Quella dell’agenda setting è una solida tradizione di ricerca ed è quantomai attuale. Pensiamo, ad esempio, ai conflitti internazionali. Cosa ci viene in mente? Beh, immediatamente l’Afghanistan, l’Iraq, forse la Libia. Perché non l’Africa? Dove sanguinose guerriglie quotidiane sconvolgono innumerevoli regioni. Perché si parlava tanto delle atrocità commesse da Saddam Hussein ma non si menziona la dittatura monocratica della Corea del Nord? Pensiamo poi ai nostri telegiornali imbottiti di cronaca nera e rosa, tant’è che finiamo per pensare che il problema del giorno sia scoprire davvero se zio Michele ha ucciso la povera nipotina e come andrà a finire questa o quella love story, piuttosto che ciò che non viene detto. Crediamo di conoscere, di sapere tutto, di avere il controllo della realtà. Invece, non sappiamo proprio niente. Siamo come gli schiavi di Platone, prigionieri di un mondo fittizio.

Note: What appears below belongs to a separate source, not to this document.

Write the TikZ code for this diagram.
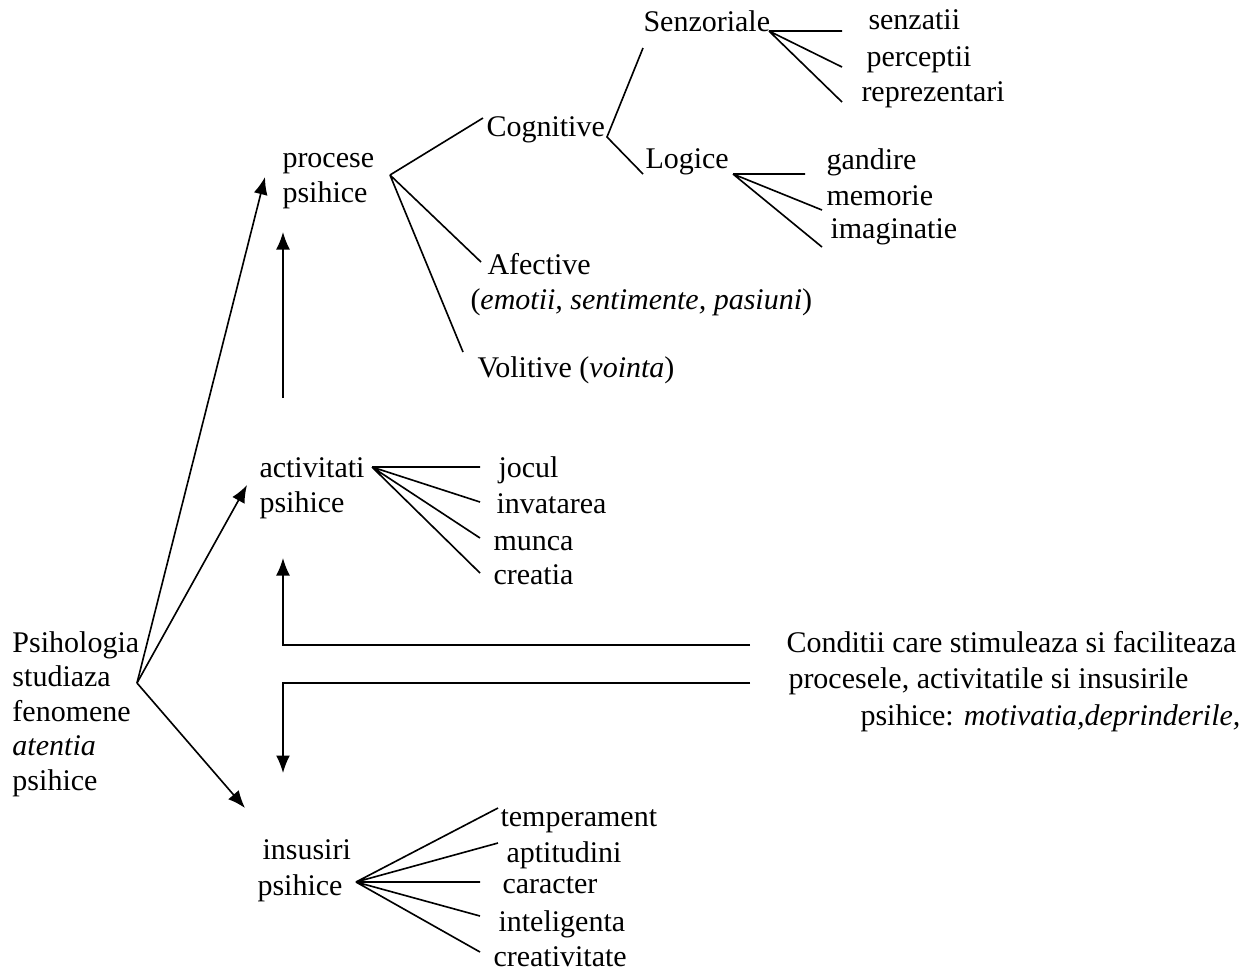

Gli individui costruiscono la propria agenda in conseguenza di ciò che è presente nell’agenda dei media. Questo significa che noi non sappiamo se ciò che quotidianamente i media ci offrono nel loro bouquet sia realmente la notizia o l’argomento più importante. Ciò di cui i media non parlano finisce semplicemente per non esistere e qui si cela il potere degli organi di comunicazione e di coloro che ne hanno accesso, un potere che in modo invisibile e apparentemente innocuo indirizza le nostre coscienze e il nostro orientamento collettivo.